Once you get out and walk around, you find many surprises: there’s a “Free Box” walk-in closet where people can take and drop off clothing; a bookstore that runs on the same premise; a popular bar where that rumpled guy in the corner might be a famous poet or rocker-in-his-dotage, or maybe just another drunk; a museum with a quality of work from coastal artists that far exceeds what you’d expect from a small town; and a beach with consistently friendly waves that draws surfers from all over Northern California and brings agate-seeking beachcombers as well; and a cafe with a menu in which “fresh catch” really means fresh, like, you know, the same day.
If for no other reason, you want to stop in this inland Sonoma County town for a look at the Florence Avenue Project: 20 front-yard sculptures erected over the past 10 years.
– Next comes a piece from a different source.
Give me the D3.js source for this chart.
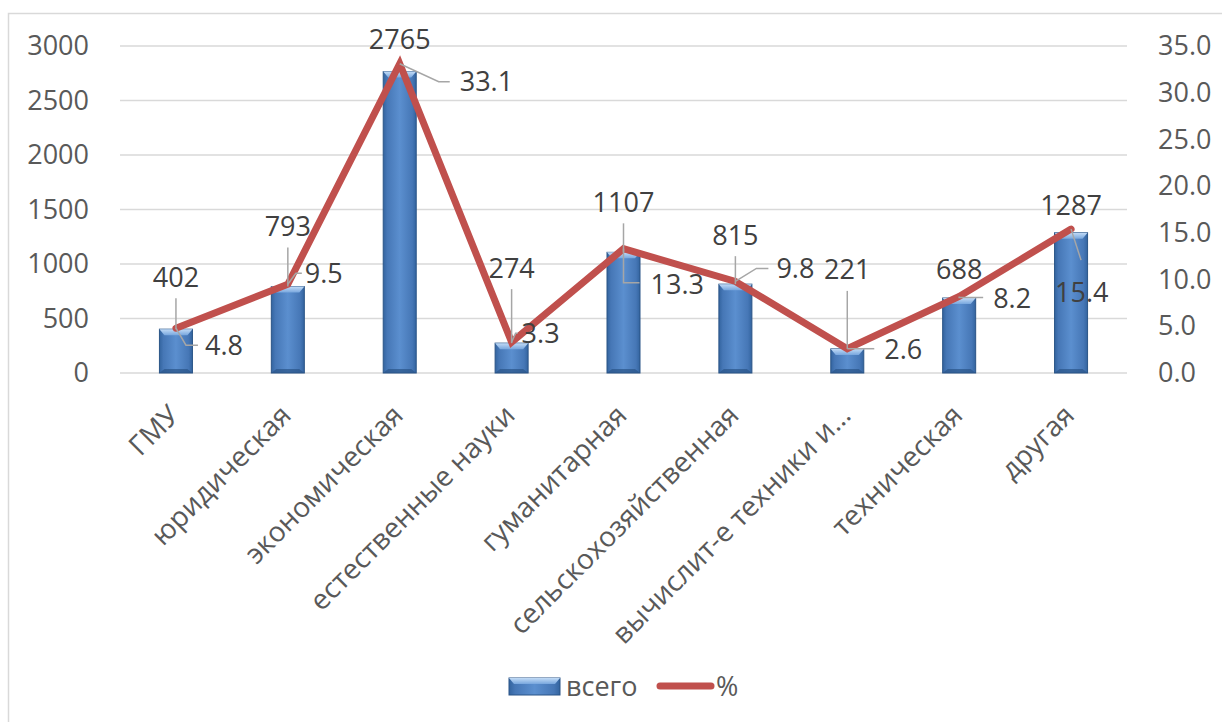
<!DOCTYPE html>
<html>
<head>
<meta charset="utf-8">
<script src="https://cdn.jsdelivr.net/npm/d3@7"></script>
<style>
  html, body { margin: 0; padding: 0; background: #fff; }
  svg { display: block; }
  text { font-family: "Open Sans", "Noto Sans", sans-serif; }
</style>
</head>
<body>
<svg id="chart" width="1222" height="722"></svg>
<script>
// Specialisation categories
const categories = ["ГМУ", "юридическая", "экономическая", "естественные науки", "гуманитарная",
  "сельскохозяйственная", "вычислит-е техники и…", "техническая", "другая"];
// Series: total count (bars, left axis) and share in percent (line, right axis)
const totals = [402, 793, 2765, 274, 1107, 815, 221, 688, 1287];
const percents = [4.8, 9.5, 33.1, 3.3, 13.3, 9.8, 2.6, 8.2, 15.4];
// Axis ticks
const leftTicks = [0, 500, 1000, 1500, 2000, 2500, 3000];
const rightTicks = [0, 5, 10, 15, 20, 25, 30, 35];
const seriesNames = ["всего", "%"];

// Label placement (pixel offsets from the mark's anchor point)
const totalLabelOffset = [-52, -60, -32, -75, -50, -49, -79, -28, -27];
const pctLabelPlace = [
  // [label dx, label dy, leader elbow dx, elbow dy, leader end dx]
  [29, 17, 10, 17, 22],
  [17, -11, 8, -11, 14],
  [60, 18, 39, 18, 50],
  [10, -9, 4, -9, 6],
  [27, 36, 0, 34, 16],
  [41, -13, 21, -13, 33],
  [37, 1, 0, 0, 27],
  [34, 2, 0, 1, 24],
  [-16, 63, 10, 31, 10]
];

const svg = d3.select("#chart");
const plot = { left: 120, right: 1127, top: 46, bottom: 373 };

const x = d3.scaleBand().domain(categories).range([plot.left, plot.right]).padding(0);
const yL = d3.scaleLinear().domain([0, 3000]).range([plot.bottom, plot.top]);
const yR = d3.scaleLinear().domain([0, 35]).range([plot.bottom, plot.top]);
const barW = x.bandwidth() * 0.295;
const cx = d => x(d) + x.bandwidth() / 2;

// Gradients for the bevelled bars
const defs = svg.append("defs");
const gBody = defs.append("linearGradient").attr("id", "barBody").attr("x1", 0).attr("x2", 1).attr("y1", 0).attr("y2", 0);
[[0, "#33649f"], [0.12, "#4677b6"], [0.5, "#5b8fcf"], [0.88, "#4677b6"], [1, "#33649f"]]
  .forEach(([o, c]) => gBody.append("stop").attr("offset", o).attr("stop-color", c));
const gTop = defs.append("linearGradient").attr("id", "barTop").attr("x1", 0).attr("x2", 0).attr("y1", 0).attr("y2", 1);
[[0, "#c2dbf6"], [1, "#78a7de"]].forEach(([o, c]) => gTop.append("stop").attr("offset", o).attr("stop-color", c));

// Outer frame
svg.append("rect").attr("x", 8.5).attr("y", 13.5).attr("width", 1240).attr("height", 740)
  .attr("fill", "none").attr("stroke", "#d9d9d9").attr("stroke-width", 1.5);

// Gridlines
svg.append("g").selectAll("line").data(leftTicks).join("line")
  .attr("x1", plot.left).attr("x2", plot.right)
  .attr("y1", d => yL(d)).attr("y2", d => yL(d))
  .attr("stroke", "#d9d9d9").attr("stroke-width", 1.5);

// Left axis
const axL = svg.append("g").attr("transform", `translate(${plot.left},0)`)
  .call(d3.axisLeft(yL).tickValues(leftTicks).tickSize(0).tickPadding(31).tickFormat(d3.format("d")));
axL.select(".domain").remove();
axL.selectAll("text").attr("font-size", 27).attr("fill", "#595959").attr("font-family", "Open Sans");

// Right axis
const axR = svg.append("g").attr("transform", `translate(${plot.right},0)`)
  .call(d3.axisRight(yR).tickValues(rightTicks).tickSize(0).tickPadding(31).tickFormat(d3.format(".1f")));
axR.select(".domain").remove();
axR.selectAll("text").attr("font-size", 27).attr("fill", "#595959").attr("font-family", "Open Sans");

// Category labels, rotated
const axB = svg.append("g").attr("transform", `translate(0,${plot.bottom})`)
  .call(d3.axisBottom(x).tickSize(0).tickPadding(0));
axB.select(".domain").remove();
axB.selectAll("text")
  .attr("font-size", 28).attr("fill", "#595959").attr("font-family", "Open Sans")
  .attr("text-anchor", "end")
  .attr("dy", 0).attr("y", 0)
  .attr("transform", "translate(5,44) rotate(-45)");

// Bars
const bars = svg.append("g").selectAll("g").data(categories).join("g");
bars.each(function (c, i) {
  const g = d3.select(this);
  const x0 = cx(c) - barW / 2, top = yL(totals[i]), h = plot.bottom - top;
  g.append("rect").attr("x", x0).attr("y", top).attr("width", barW).attr("height", h)
    .attr("fill", "url(#barBody)").attr("stroke", "#2b5587").attr("stroke-width", 1);
  const b = 5;
  g.append("path")
    .attr("d", `M${x0},${top}L${x0 + barW},${top}L${x0 + barW - b},${top + b + 1}L${x0 + b},${top + b + 1}Z`)
    .attr("fill", "url(#barTop)");
  g.append("path")
    .attr("d", `M${x0},${plot.bottom}L${x0 + barW},${plot.bottom}L${x0 + barW - b},${plot.bottom - 4}L${x0 + b},${plot.bottom - 4}Z`)
    .attr("fill", "#2a5488").attr("opacity", 0.7);
});

// Percent line
const line = d3.line().x((d, i) => cx(categories[i])).y(d => yR(d));
svg.append("path").datum(percents).attr("d", line)
  .attr("fill", "none").attr("stroke", "#c0504d").attr("stroke-width", 7)
  .attr("stroke-linejoin", "miter").attr("stroke-linecap", "round");

// Leader lines and data labels
const leaders = svg.append("g").attr("stroke", "#a6a6a6").attr("stroke-width", 1.5).attr("fill", "none");
const labels = svg.append("g").attr("font-size", 27).attr("fill", "#404040");

categories.forEach((c, i) => {
  const px = cx(c);
  // total label above bar
  const by = yL(totals[i]);
  const ly = by + totalLabelOffset[i];
  labels.append("text").attr("x", px).attr("y", ly).attr("dy", "0.35em")
    .attr("text-anchor", "middle").text(totals[i]);
  if (by - (ly + 21) > 14) {
    leaders.append("line").attr("x1", px).attr("x2", px).attr("y1", ly + 21).attr("y2", by);
  }
  // percent label
  const py = yR(percents[i]);
  const [dx, dy, ex, ey, hx] = pctLabelPlace[i];
  labels.append("text").attr("x", px + dx).attr("y", py + dy).attr("dy", "0.35em")
    .attr("text-anchor", "start").text(d3.format(".1f")(percents[i]));
  leaders.append("polyline")
    .attr("points", `${px},${py} ${px + ex},${py + ey} ${px + hx},${py + ey}`);
});
leaders.raise();
labels.raise();

// Legend
const lg = svg.append("g");
lg.append("rect").attr("x", 509).attr("y", 678).attr("width", 51).attr("height", 17)
  .attr("fill", "url(#barBody)").attr("stroke", "#2b5587");
lg.append("path").attr("d", "M509,678L560,678L555,684L514,684Z").attr("fill", "url(#barTop)");
lg.append("text").attr("x", 566).attr("y", 687).attr("dy", "0.35em").attr("font-size", 27)
  .attr("fill", "#595959").text(seriesNames[0]);
lg.append("line").attr("x1", 660).attr("x2", 711).attr("y1", 686).attr("y2", 686)
  .attr("stroke", "#c0504d").attr("stroke-width", 7).attr("stroke-linecap", "round");
lg.append("text").attr("x", 716).attr("y", 687).attr("dy", "0.35em").attr("font-size", 27)
  .attr("fill", "#595959").text(seriesNames[1]);
</script>
</body>
</html>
It’s the work of Patrick Amiot, and his creations grace more than 200 locations in Sebastopol and Santa Rosa. Some are public-art commissions, some stand in front of businesses as eye-catchers, some just are there. Amiot started building them for his neighbors and things just got out of hand. With renown came attention – and people. Soon, Florence Avenue became a roadside attraction, even if the road is hardly near any highway. Strangers routinely stroll the ‘hood and most neighbors are OK with it.
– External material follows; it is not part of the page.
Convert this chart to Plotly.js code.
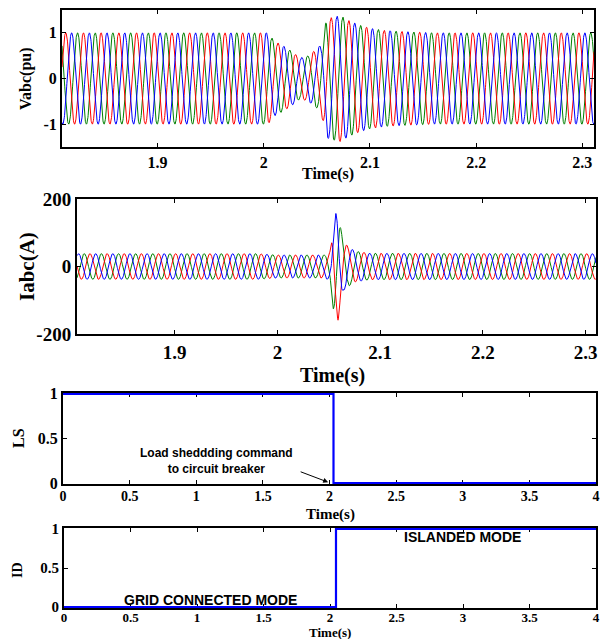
<!DOCTYPE html>
<html>
<head>
<meta charset="utf-8">
<script src="https://cdn.plot.ly/plotly-3.0.1.min.js"></script>
<style>html,body{margin:0;padding:0;background:#fff;}#chart{width:611px;height:639px;}</style>
</head>
<body>
<div id="chart"></div>
<script>
// ---- data ----
const gridFreqHz = 60;                 // counted: 6 cycles per 0.1 s
// voltage envelope (pu), read at key instants
const vEnvTime = [1.81, 2.004, 2.010, 2.018, 2.026, 2.034, 2.042, 2.050, 2.054, 2.059, 2.066, 2.072, 2.080, 2.090, 2.100, 2.115, 2.130, 2.160, 2.31];
const vEnvAmp  = [1.00, 1.00, 0.82, 0.72, 0.60, 0.45, 0.50, 0.65, 0.75, 1.30, 1.35, 1.38, 1.27, 1.17, 1.10, 1.05, 1.03, 1.00, 1.00];
const vRedPeakTime = 1.8135;           // instant of a red-phase peak
// current envelope (A)
const iEnvTime = [1.805, 1.980, 2.000, 2.046, 2.051, 2.054, 2.057, 2.059, 2.061, 2.064, 2.068, 2.075, 2.090, 2.31];
const iEnvAmp  = [38, 38, 34, 34, 42, 125, 160, 160, 125, 72, 62, 46, 39, 38];
const iBluePeakTime = 2.0565;          // instant of the blue-phase spike
// mode signals
const lsTime = [0, 2.03, 2.03, 4];
const lsValue = [1, 1, 0, 0];
const idTime = [0, 2.045, 2.045, 4];
const idValue = [0, 0, 1, 1];
// ticks
const wTicks = [1.9, 2, 2.1, 2.2, 2.3];
const wTickText = ['1.9', '2', '2.1', '2.2', '2.3'];
const vTicks = [-1, 0, 1];
const vTickText = ['-1', '0', '1'];
const iTicks = [-200, 0, 200];
const iTickText = ['-200', '0', '200'];
const sTicksX = [0, 0.5, 1, 1.5, 2, 2.5, 3, 3.5, 4];
const sTickTextX = ['0', '0.5', '1', '1.5', '2', '2.5', '3', '3.5', '4'];
const sTicksY = [0, 0.5, 1];
const sTickTextY = ['0', '0.5', '1'];
const phaseColors = {red: '#ff0000', blue: '#0000ff', green: '#008000'};

// ---- build three-phase traces from the envelopes ----
function envAt(T, A, t) {
  if (t <= T[0]) return A[0];
  for (let k = 1; k < T.length; k++) {
    if (t <= T[k]) { const f = (t - T[k-1]) / (T[k] - T[k-1]); return A[k-1] + f * (A[k] - A[k-1]); }
  }
  return A[A.length - 1];
}
function threePhase(T, A, redPeak, t0, t1, xa, ya) {
  const P = 1 / gridFreqHz, dt = 0.0002;
  const lags = {red: 0, blue: P / 3, green: 2 * P / 3};
  const out = [];
  ['green', 'red', 'blue'].forEach(c => {
    const xs = [], ys = [];
    for (let t = t0; t <= t1 + 1e-9; t += dt) {
      xs.push(t);
      ys.push(envAt(T, A, t) * Math.cos(2 * Math.PI * gridFreqHz * (t - redPeak - lags[c])));
    }
    out.push({x: xs, y: ys, type: 'scatter', mode: 'lines', xaxis: xa, yaxis: ya,
              line: {color: phaseColors[c], width: 1}, hoverinfo: 'skip'});
  });
  return out;
}
const P = 1 / gridFreqHz;
const traces = [].concat(
  threePhase(vEnvTime, vEnvAmp, vRedPeakTime, 1.81, 2.311, 'x', 'y'),
  threePhase(iEnvTime, iEnvAmp, iBluePeakTime - P / 3, 1.805, 2.31, 'x2', 'y2'),
  [{x: lsTime, y: lsValue, type: 'scatter', mode: 'lines', xaxis: 'x3', yaxis: 'y3', line: {color: '#0000ff', width: 2.2}},
   {x: idTime, y: idValue, type: 'scatter', mode: 'lines', xaxis: 'x4', yaxis: 'y4', line: {color: '#0000ff', width: 2.2}}]
);

const serif = 'Liberation Serif, Times New Roman, serif';
function ax(domain, range, ticks, text, fs, anchor, extra) {
  return Object.assign({domain: domain, range: range, tickvals: ticks, ticktext: text, anchor: anchor,
    ticks: 'inside', ticklen: 4, tickwidth: 1, tickcolor: '#000', mirror: 'ticks',
    showline: true, linecolor: '#000', linewidth: 2, showgrid: false, zeroline: false,
    tickfont: {family: serif, size: fs, color: '#000', weight: 'bold'}, fixedrange: true}, extra || {});
}
const W = 611, H = 639;
const xd = (a, b) => [a / W, b / W];
const yd = (top, bot) => [1 - bot / H, 1 - top / H];
const below = {layer: 'below traces'};

const layout = {
  width: W, height: H, margin: {l: 0, r: 0, t: 0, b: 0},
  paper_bgcolor: '#fff', plot_bgcolor: '#fff', showlegend: false,
  xaxis:  ax(xd(62, 594), [1.81, 2.311], wTicks, wTickText, 16, 'y'),
  yaxis:  ax(yd(10, 147), [-1.5, 1.5], vTicks, vTickText, 16, 'x'),
  xaxis2: ax(xd(77, 596), [1.805, 2.31], wTicks, wTickText, 19, 'y2'),
  yaxis2: ax(yd(199, 334), [-200, 200], iTicks, iTickText, 19, 'x2'),
  xaxis3: ax(xd(63, 596), [0, 4], sTicksX, sTickTextX, 14, 'y3', Object.assign({ticklabelstandoff: -2}, below)),
  yaxis3: ax(yd(393, 484), [-0.01, 1.01], sTicksY, sTickTextY, 16, 'x3', below),
  xaxis4: ax(xd(64, 596), [0, 4], sTicksX, sTickTextX, 13, 'y4', Object.assign({ticklabelstandoff: -4}, below)),
  yaxis4: ax(yd(528, 608), [-0.012, 1.012], sTicksY, sTickTextY, 15, 'x4', below),
  annotations: [
    {text: 'Vabc(pu)', x: 26 / W, y: 1 - 79 / H, textangle: -90, fs: 16},
    {text: 'Time(s)', x: 328 / W, y: 1 - 174 / H, fs: 16},
    {text: 'Iabc(A)', x: 27 / W, y: 1 - 267 / H, textangle: -90, fs: 21},
    {text: 'Time(s)', x: 332 / W, y: 1 - 375 / H, fs: 20},
    {text: 'LS', x: 18 / W, y: 1 - 438 / H, textangle: -90, fs: 16},
    {text: 'Time(s)', x: 330 / W, y: 1 - 514 / H, fs: 15},
    {text: 'ID', x: 17 / W, y: 1 - 570 / H, textangle: -90, fs: 14},
    {text: 'Time(s)', x: 330 / W, y: 1 - 632 / H, fs: 13}
  ].map(a => ({text: a.text, x: a.x, y: a.y, xref: 'paper', yref: 'paper', showarrow: false,
      textangle: a.textangle || 0, xanchor: 'center', yanchor: 'middle',
      font: {family: serif, size: a.fs || 16, color: '#000', weight: 'bold'}})).concat([
    {text: 'Load sheddding command<br>to circuit breaker', x: 216 / W, y: 1 - 461 / H, xref: 'paper', yref: 'paper',
     showarrow: false, xanchor: 'center', yanchor: 'middle', align: 'center',
     font: {family: 'Liberation Sans, Arial, sans-serif', size: 12, color: '#000', weight: 'bold'}},
    {text: '', x: 1.99, y: 0.01, xref: 'x3', yref: 'y3', ax: -29, ay: -11, showarrow: true,
     arrowhead: 2, arrowsize: 1, arrowwidth: 1, arrowcolor: '#000', standoff: 0},
    {text: 'ISLANDED MODE', x: 462 / W, y: 1 - 537 / H, xref: 'paper', yref: 'paper', showarrow: false,
     xanchor: 'center', yanchor: 'middle', font: {family: 'Liberation Sans, Arial, sans-serif', size: 14, color: '#000', weight: 'bold'}},
    {text: 'GRID CONNECTED MODE', x: 210 / W, y: 1 - 600 / H, xref: 'paper', yref: 'paper', showarrow: false,
     xanchor: 'center', yanchor: 'middle', font: {family: 'Liberation Sans, Arial, sans-serif', size: 14, color: '#000', weight: 'bold'}}
  ])
};
Plotly.newPlot('chart', traces, layout, {staticPlot: true, displayModeBar: false});
</script>
</body>
</html>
“Each neighbor took a little work to find their soft spot, “ Amiot said. “(One neighbor) is an A’s fan, so I did a ballplayer for her. I did a little profile of each neighbor and eventually found the piece that was appropriate for them.”
Once you’re done looking at Florence Avenue homes, you’re probably going to be hungry. Sebastopol has that covered.
At the French Garden, they tout “slow food chic French bistro.” A Michelin-rated restaurant, it’s Sebastopol’s answer to the famous French Laundry in Yountville. Actually, Sebastopol is too low-key and liberal-guilt- ridden to put on airs. But people here like an elegant meal as much as the next guy. Judging by the lunch crowd on an expansive patio shaded by a gorgeous, many-limbed cypress tree, Sebastopol can support fine dining. Critics seem to like it, too; it garnered a recommendation in the Michelin Guide only five years after opening.
Many of the vegetables come from the 30-acre organic farm of owners Dan Smith and Joan Marler. All the cheeses, fish, bread and chicken are from local suppliers.
If you’re on a budget, try Andy’s Market. It’s on your way out of town on Highway 116. It’s an über-fruit stand and apparently a must-stop. The parking lot is routinely packed, and the two bike racks are overflowing, as well. (A bike trail parallels the highway.) Again, local is the key to the success of Andy’s, which has been in the same spot for more than 45 years. Andy, by the way, is Andy Skikos, whose brother runs daily operations, and many of his 19 grandchildren work around the produce stand. Among the favorites are the goat cheese and yogurt from Redwood Hill Farm, which is less than two miles from Andy’s.
Annadel State Park
For hikers, runners, equestrian and mountain bikers, the seven-mile Annadel Loop through the heart of a 5,500-acre stretch of the Sonoma Mountains, near Santa Rosa, is challenging but not overtaxing, the perfect combination of forest, meadow and sparkling lake.
You start at the well-signed Cobblestone Trailhead, and you see why this area was once a quarry whose stones paved the streets of San Francisco and Sacramento. It’s a little rocky, but a series of live oaks provide a canopy and lichen growing on the boulders give the trail a primeval vibe. The Orchard Trail leads to man-made Lake Ilsanjo then straight up a fire road to the North Burma Trail, where the next mile and a half is a downhill, single-track jaunt, sometimes steep and rocky, through groves of Douglas fir and madrone and the omnipresent oak.
The park extends for many more acres, and the park station provides maps to trails such as the 4.3-mile Marsh Trail and the 2.9-mile Lawndale Trail.